On announcing the news, Mordaunt took to social media to try to address one of the biggest criticisms facing her when it comes to the contest: that she is too ‘woke’. The allegations regard trans rights after she said in 2018 that ‘trans women are women and trans men are men’. In response to her critics, Mordaunt pointed to a track record defending women’s rights: ‘It was me that changed maternity legislation that was drafted in gender neutral language ( by another) to use female terms.’
Only – as Steerpike reports here – that claim has since been queried by both her leadership rivals and Whitehall officials, with one describing it as a ‘despicable’ attempt to rewrite history. Suella Braverman did not got so far as to name Mordaunt but instead pointed the ‘intransigence’ of the Cabinet Office (where Mordaunt was a minister at the time) who ‘refused’ to take her concerns on board over the initial phrasing of the to take these concerns on board:
Rather than being an uncontested celebration of women in the workplace getting on with the job, this bill was hijacked for trans activists who insisted that I had to be referred to as a “pregnant person,” and not what I was and am – a mother.

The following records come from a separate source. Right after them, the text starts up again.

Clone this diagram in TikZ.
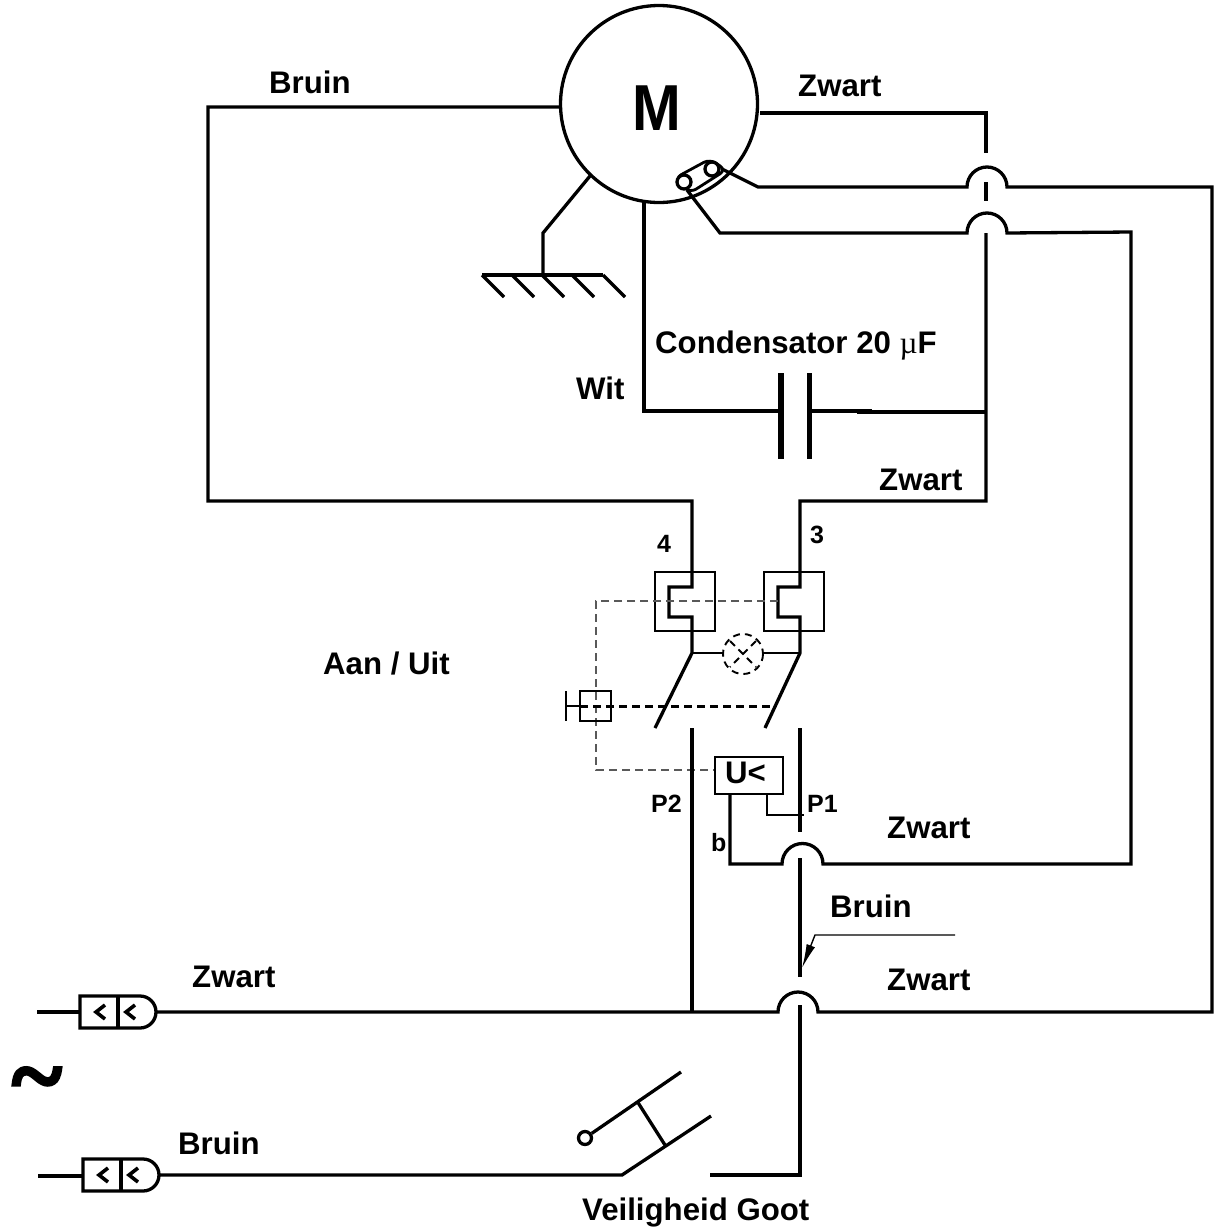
\documentclass[tikz,border=0pt]{standalone}
\usepackage{fontspec}
\setmainfont{Liberation Sans}
\newfontfamily\serifbold{Liberation Serif}
\newfontfamily\tildefont[FakeBold=5]{Liberation Serif}
\usetikzlibrary{arrows.meta}
\tikzset{
  wire/.style={line width=3.3pt,line join=miter},
  thinwire/.style={line width=2pt},
  thick box/.style={draw,line width=2.4pt},
  ctl/.style={draw=black!65,line width=1.5pt,dash pattern=on 8pt off 5pt},
  ctlthick/.style={draw,line width=3pt,dash pattern=on 8pt off 5pt},
  lbl/.style={font=\bfseries\fontsize{31.2}{31}\selectfont,inner sep=0pt,anchor=base west},
  sml/.style={font=\bfseries\fontsize{25}{25}\selectfont,inner sep=0pt,anchor=base west},
  term/.style={circle,draw,line width=3.3pt,fill=white,minimum size=14pt,inner sep=0pt},
  chev/.style={line width=3.6pt},
}
\begin{document}
\begin{tikzpicture}[x=1pt,y=-1pt]
\useasboundingbox (0,0) rectangle (1221,1232);
% motor
\node[circle,draw,line width=3.3pt,minimum size=197pt,inner sep=0pt] (M) at (659,104) {};
\node[font=\bfseries\fontsize{65}{65}\selectfont,inner sep=0pt] at (657,108) {\scalebox{.9}[1]{M}};
% named points
\coordinate (bl) at (208,107);
\coordinate (bb) at (208,501);
\coordinate (s4t) at (692,501);
\coordinate (s3t) at (800,501);
\coordinate (cr) at (986,501);
% brown from motor to switch 4
\draw[wire] (561,107) -- (bl) -- (bb) -- (s4t) -- (692,587) -- (669,587) -- (669,617) -- (692,617) -- (692,653) -- (655,728);
% black to switch 3
\draw[wire] (986,233) -- (cr) -- (s3t) -- (800,587) -- (778,587) -- (778,617) -- (800,617) -- (800,653) -- (765,728);
% top right black
\draw[wire] (760,113) -- (986,113) -- (986,153);
\draw[wire] (986,182) -- (986,201);
% terminal wires with jumps
\draw[wire] (720,168) -- (758,187) -- (967,187) arc[start angle=180,end angle=360,radius=20] -- (1212,187) -- (1212,1012) -- (818,1012) arc[start angle=0,end angle=-180,radius=20] -- (157,1012);
\draw[wire] (687,190) -- (720,233) -- (967,233) arc[start angle=180,end angle=360,radius=20] -- (1131,232) -- (1131,864) -- (823,864) arc[start angle=0,end angle=-180,radius=20.5] -- (730,864) -- (730,793);
% terminal
\draw[line width=2.8pt,rounded corners=7pt,fill=white] (675,178) -- (710,159) -- (726,170) -- (690,193) -- cycle;
\node[term] (t1) at (684,182) {};
\node[term] (t2) at (712,169) {};
% earth
\draw[wire] (590,176) -- (543,233) -- (543,275);
\draw[wire] (482,275) -- (603,275);
\foreach \x in {482,512,542,572,603} \draw[wire] (\x,275) -- (\x+22,297);
% capacitor
\draw[wire] (644,200) -- (644,411) -- (781,411);
\draw[wire] (809,411) -- (872,411);
\draw[wire] (857,412) -- (986,412);
\draw[line width=6pt] (781,373) -- (781,459);
\draw[line width=5pt] (809,373) -- (809,459);
% switch boxes
\draw[thick box] (655,572) rectangle (715,631);
\draw[thick box] (764,572) rectangle (824,631);
% lamp
\draw[thinwire] (692,653) -- (723,653);
\draw[thinwire] (764,653) -- (800,653);
\draw[line width=1.9pt,dash pattern=on 7pt off 5pt] (743,654) circle (20);
\draw[line width=1.9pt,dash pattern=on 7pt off 5pt] (730,641) -- (756,667) (756,641) -- (730,667);
% control lines
\draw[ctl] (778,601) -- (596,601) -- (596,770) -- (714,770);
\draw[thick box,line width=2pt] (580,691) rectangle (611,721);
\draw[line width=2.4pt] (566,691) -- (566,721);
\draw[line width=2pt] (566,706) -- (580,706);
\draw[ctlthick] (580,706) -- (772,706);
% lower contacts
\draw[wire] (692,728) -- (692,1012);
\draw[wire] (800,728) -- (800,832);
\draw[wire] (800,858) -- (800,977);
\draw[wire] (800,1005) -- (800,1175) -- (710,1175);
% undervoltage
\node[thick box,minimum width=68pt,minimum height=37pt,inner sep=0pt,anchor=north west,fill=white] (U) at (714,756) {};
\node[lbl] at (725,783) {U<};
\draw[thinwire] (767,793) -- (767,815) -- (804,815);
% arrow
\draw[line width=1.4pt,-{Latex[length=24pt,width=9pt]}] (955,935) -- (815,935) -- (802,968);
% safety switch
\draw[wire] (159,1175) -- (622,1175) -- (711,1116);
\node[circle,draw,line width=3.3pt,minimum size=13pt,inner sep=0pt] (o) at (585,1138) {};
\draw[wire] (o) -- (681,1072);
\draw[wire] (637,1101) -- (665,1145);
% plugs
\foreach \px/\py in {80/1012,83/1175}{
 \draw[wire] (\px,\py-16) -- (\px+60,\py-16) arc[start angle=-90,end angle=90,radius=16] -- (\px,\py+16) -- cycle;
 \draw[wire] (\px+38,\py-16) -- (\px+38,\py+16);
 \draw[chev] (\px+25,\py-7) -- (\px+16,\py) -- (\px+25,\py+7);
 \draw[chev] (\px+55,\py-7) -- (\px+46,\py) -- (\px+55,\py+7);
}
\draw[wire] (37,1012) -- (80,1012);
\draw[wire] (38,1176) -- (83,1176);
% texts
\node[lbl] at (269,93) {Bruin};
\node[lbl] at (798,96) {Zwart};
\node[lbl] at (655,353) {Condensator 20 {\serifbold\mdseries µ}F};
\node[lbl] at (576,399) {Wit};
\node[lbl] at (879,490) {Zwart};
\node[sml] at (657,552) {4};
\node[sml] at (810,543) {3};
\node[lbl] at (323,674) {Aan / Uit};
\node[sml] at (651,812) {P2};
\node[sml] at (807,812) {P1};
\node[sml] at (711,851) {b};
\node[lbl] at (887,838) {Zwart};
\node[lbl] at (830,917) {Bruin};
\node[lbl] at (887,990) {Zwart};
\node[lbl] at (192,987) {Zwart};
\node[lbl] at (178,1154) {Bruin};
\node[lbl] at (582,1220) {Veiligheid Goot};
\node[font=\tildefont\fontsize{95}{95}\selectfont,inner sep=0pt] at (37,1088) {\~{}};
\end{tikzpicture}
\end{document}
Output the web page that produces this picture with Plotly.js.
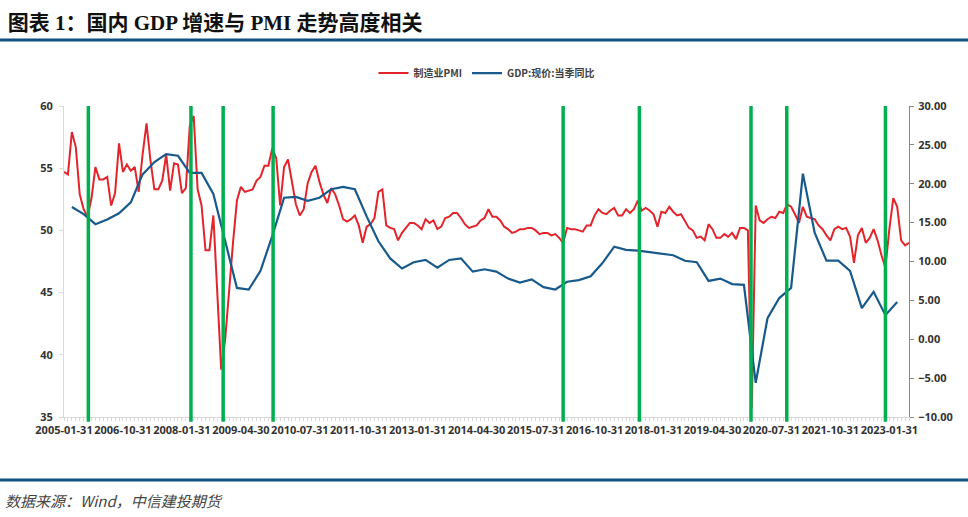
<!DOCTYPE html>
<html><head><meta charset="utf-8">
<script src="https://cdn.plot.ly/plotly-3.0.1.min.js"></script>
<style>html,body{margin:0;padding:0;background:#fff}#chart{width:968px;height:517px}</style>
</head><body><div id="chart"></div>
<script>
// Months absent from the source series (the date column skips them)
const missingMonths = ['2006-04','2006-05','2006-06','2006-07','2006-08','2006-09'];
function monthEnd(y, m) {
  const d = new Date(Date.UTC(y, m, 0)).getUTCDate();
  return y + '-' + String(m).padStart(2, '0') + '-' + String(d).padStart(2, '0');
}
const categories = [];
for (let y = 2005; y <= 2023; y++) {
  for (let m = 1; m <= 12; m++) {
    if (y === 2023 && m > 6) break;
    const key = y + '-' + String(m).padStart(2, '0');
    if (missingMonths.includes(key)) continue;
    categories.push(monthEnd(y, m));
  }
}

// 制造业PMI (monthly, one value per category)
const pmi = [
  54.7, 54.5, 57.9, 56.7, 52.9, 51.7, 51.1, 52.6, 55.1, 54.1, 54.1, 54.3, // 2005
  52.0, 53.0, 57.0, 54.7, 55.3, 54.8,                                     // 2006 (Jan-Mar, Oct-Dec)
  55.1, 53.1, 56.1, 58.6, 55.6, 53.3, 53.3, 54.0, 56.1, 53.2, 55.4, 55.3, // 2007
  53.0, 53.4, 58.4, 59.2, 53.3, 52.0, 48.4, 48.4, 51.2, 44.6, 38.8, 41.2, // 2008
  45.3, 49.0, 52.4, 53.5, 53.1, 53.2, 53.3, 54.0, 54.3, 55.2, 55.2, 56.6, // 2009
  55.8, 52.0, 55.1, 55.7, 53.9, 52.1, 51.2, 51.7, 53.8, 54.7, 55.2, 53.9, // 2010
  52.9, 52.2, 53.4, 52.9, 52.0, 50.9, 50.7, 50.9, 51.2, 50.4, 49.0, 50.3, // 2011
  50.5, 51.0, 53.1, 53.3, 50.4, 50.2, 50.1, 49.2, 49.8, 50.2, 50.6, 50.6, // 2012
  50.4, 50.1, 50.9, 50.6, 50.8, 50.1, 50.3, 51.0, 51.1, 51.4, 51.4, 51.0, // 2013
  50.5, 50.2, 50.3, 50.4, 50.8, 51.0, 51.7, 51.1, 51.1, 50.8, 50.3, 50.1, // 2014
  49.8, 49.9, 50.1, 50.1, 50.2, 50.2, 50.0, 49.7, 49.8, 49.8, 49.6, 49.7, // 2015
  49.4, 49.0, 50.2, 50.1, 50.1, 50.0, 49.9, 50.4, 50.4, 51.2, 51.7, 51.4, // 2016
  51.3, 51.6, 51.8, 51.2, 51.2, 51.7, 51.4, 51.7, 52.4, 51.6, 51.8, 51.6, // 2017
  51.3, 50.3, 51.5, 51.4, 51.9, 51.5, 51.2, 51.3, 50.8, 50.2, 50.0, 49.4, // 2018
  49.5, 49.2, 50.5, 50.1, 49.4, 49.4, 49.7, 49.5, 49.8, 49.3, 50.2, 50.2, // 2019
  50.0, 35.7, 52.0, 50.8, 50.6, 50.9, 51.1, 51.0, 51.5, 51.4, 52.1, 51.9, // 2020
  51.3, 50.6, 51.9, 51.1, 51.0, 50.9, 50.4, 50.1, 49.6, 49.2, 50.1, 50.3, // 2021
  50.1, 50.2, 49.5, 47.4, 49.6, 50.2, 49.0, 49.4, 50.1, 49.2, 48.0, 47.0, // 2022
  50.1, 52.6, 51.9, 49.2, 48.8, 49.0                                      // 2023
];

// GDP:现价:当季同比 (quarter-end months, right axis, %)
const gdpDates = categories.filter(d => ['03','06','09','12'].includes(d.slice(5, 7)) && d <= '2023-03-31');
const gdp = [
  17.0, 16.1, 14.8, 15.4, 16.2, 17.6, 21.2, 22.8, 23.8, 23.6,
  21.4, 21.4, 18.7, 12.8, 6.6, 6.4, 8.8, 13.3, 18.2, 18.3,
  17.8, 18.2, 19.3, 19.6, 19.3, 15.8, 12.6, 10.4, 9.1, 9.9,
  10.2, 9.2, 10.2, 10.4, 8.7, 9.0, 8.7, 7.8, 7.3, 7.7,
  6.7, 6.4, 7.4, 7.6, 8.1, 9.8, 11.9, 11.5, 11.4, 11.2,
  11.0, 10.8, 10.1, 9.9, 7.5, 7.8, 7.1, 7.0, -5.6, 2.7,
  5.3, 6.6, 21.3, 13.7, 10.1, 10.1, 8.8, 4.0, 6.1, 3.1,
  4.8
];

// Highlighted turning points (category index positions of the green vertical lines)
const highlightPos = [6.2, 32.3, 40.5, 53.2, 127.0, 146.4, 174.8, 183.9, 209.0];

// X tick labels
const tickLabels = ['2005-01-31','2006-10-31','2008-01-31','2009-04-30','2010-07-31','2011-10-31','2013-01-31',
  '2014-04-30','2015-07-31','2016-10-31','2018-01-31','2019-04-30','2020-07-31','2021-10-31','2023-01-31'];

const seriesNames = ['制造业PMI', 'GDP:现价:当季同比'];
const titleText = '图表 1：国内 GDP 增速与 PMI 走势高度相关';
const sourceText = '数据来源：Wind，中信建投期货';

const tickFont = {family: 'Open Sans, Noto Sans', size: 11, color: '#333333', weight: 'bold'};

const traces = [
  {x: categories, y: pmi, name: seriesNames[0], type: 'scatter', mode: 'lines',
   line: {color: '#E3242B', width: 2}, yaxis: 'y', hoverinfo: 'skip'},
  {x: gdpDates, y: gdp, name: seriesNames[1], type: 'scatter', mode: 'lines',
   line: {color: '#185A8C', width: 2.2}, yaxis: 'y2', hoverinfo: 'skip'}
];

const shapes = highlightPos.map(p => ({
  type: 'line', xref: 'x', yref: 'paper', x0: p, x1: p, y0: -0.015, y1: 1.0,
  line: {color: '#00B050', width: 3.5}, layer: 'above'
}));
// header and footer rules
shapes.push({type: 'line', xref: 'paper', yref: 'paper', x0: -0.0757, x1: 1.0698, y0: 1.212, y1: 1.212,
  line: {color: '#11507F', width: 3}});
shapes.push({type: 'line', xref: 'paper', yref: 'paper', x0: -0.0757, x1: 1.0698, y0: -0.2026, y1: -0.2026,
  line: {color: '#11507F', width: 3}});

const layout = {
  width: 968, height: 517,
  margin: {l: 64, r: 59, t: 106, b: 100},
  paper_bgcolor: '#ffffff', plot_bgcolor: '#ffffff',
  showlegend: true,
  legend: {orientation: 'h', x: 0.5, xanchor: 'center', y: 1.106, yanchor: 'middle',
    font: {family: 'Noto Sans CJK SC', size: 10, color: '#404040', weight: 'bold'}},
  title: {text: titleText, x: 0.008, xanchor: 'left', xref: 'container', y: 0.957, yref: 'container', yanchor: 'middle',
    font: {family: 'Liberation Serif, Noto Sans CJK SC', size: 21, color: '#111111', weight: 'bold'}},
  xaxis: {type: 'category', categoryorder: 'array', categoryarray: categories, range: [0, categories.length - 1],
    tickmode: 'array', tickvals: categories,
    ticktext: categories.map(c => tickLabels.includes(c) ? c : ''),
    tickangle: 0, ticks: 'outside', ticklen: 3, tickcolor: '#d9d9d9', tickwidth: 1,
    showline: true, linecolor: '#d9d9d9', linewidth: 1, showgrid: false, zeroline: false,
    tickfont: tickFont},
  yaxis: {range: [35, 60], tick0: 35, dtick: 5, ticks: 'outside', ticklen: 4, tickcolor: '#d9d9d9',
    showline: true, linecolor: '#d9d9d9', showgrid: false, zeroline: false, tickfont: tickFont,
    ticklabelstandoff: 4},
  yaxis2: {overlaying: 'y', side: 'right', range: [-10, 30], tick0: -10, dtick: 5, tickformat: '.2f',
    ticks: 'outside', ticklen: 4, tickcolor: '#888888', showline: true, linecolor: '#888888',
    showgrid: false, zeroline: false, tickfont: tickFont, ticklabelstandoff: 2},
  shapes: shapes,
  annotations: [{text: sourceText, xref: 'paper', yref: 'paper', x: -0.0722, y: -0.267,
    xanchor: 'left', yanchor: 'middle', showarrow: false,
    font: {family: 'Noto Sans CJK SC', size: 15, color: '#444444', style: 'italic'}}]
};

Plotly.newPlot('chart', traces, layout, {displayModeBar: false, staticPlot: true});
</script>
</body></html>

Braverman’s unhappiness over the episode is not new. She spoke to me about the bill – which was needed when she had to take maternity leave as Attorney General – earlier this year for my Women with Balls podcast. At the time, she said: ‘I was quite disappointed that that wording was originally chosen.’
What is new is the implication that Mordaunt was unhelpful – and potentially misleading in her account. While she is not named, it’s clear that Braverman is unhappy with the recent version of events put out by Mordaunt:
We have gone through a very unhappy season in British politics where inaccurate recall of uncontested facts has badly hurt our party. It is my hope that just as we should call pregnant women what they are, we will all of us accurately recall what we did and said in office.
So, what does this mean for Mordaunt? As things stand, Rishi Sunak is viewed by MPs as the most likely of the candidates to secure a spot in the final two – he is ahead on MP support. However, what is far more unpredictable is which candidate might join him there. The vote on the right of the party is currently split between multiple candidates – including Liz Truss, Suella Braverman and Kemi Badenoch. Home Secretary Priti Patel could shortly join that list. While Mordaunt has a mix of support from across the party, were she to progress to the final two, she would need to win over some of these candidates’ supporters.
As a patriotic Brexiteer, she has many of the credentials MPs on this side of the party are looking for. However, her position on cultural issues has long been cited as a problem by MPs when it comes to winning over the party and the membership. It will likely come up when the anti-woke Conservative Common-sense Group grill leadership candidates on on Monday 18 July. Her attempt to numb that attack in the past 24 hours have backfired and only exacerbated the issue.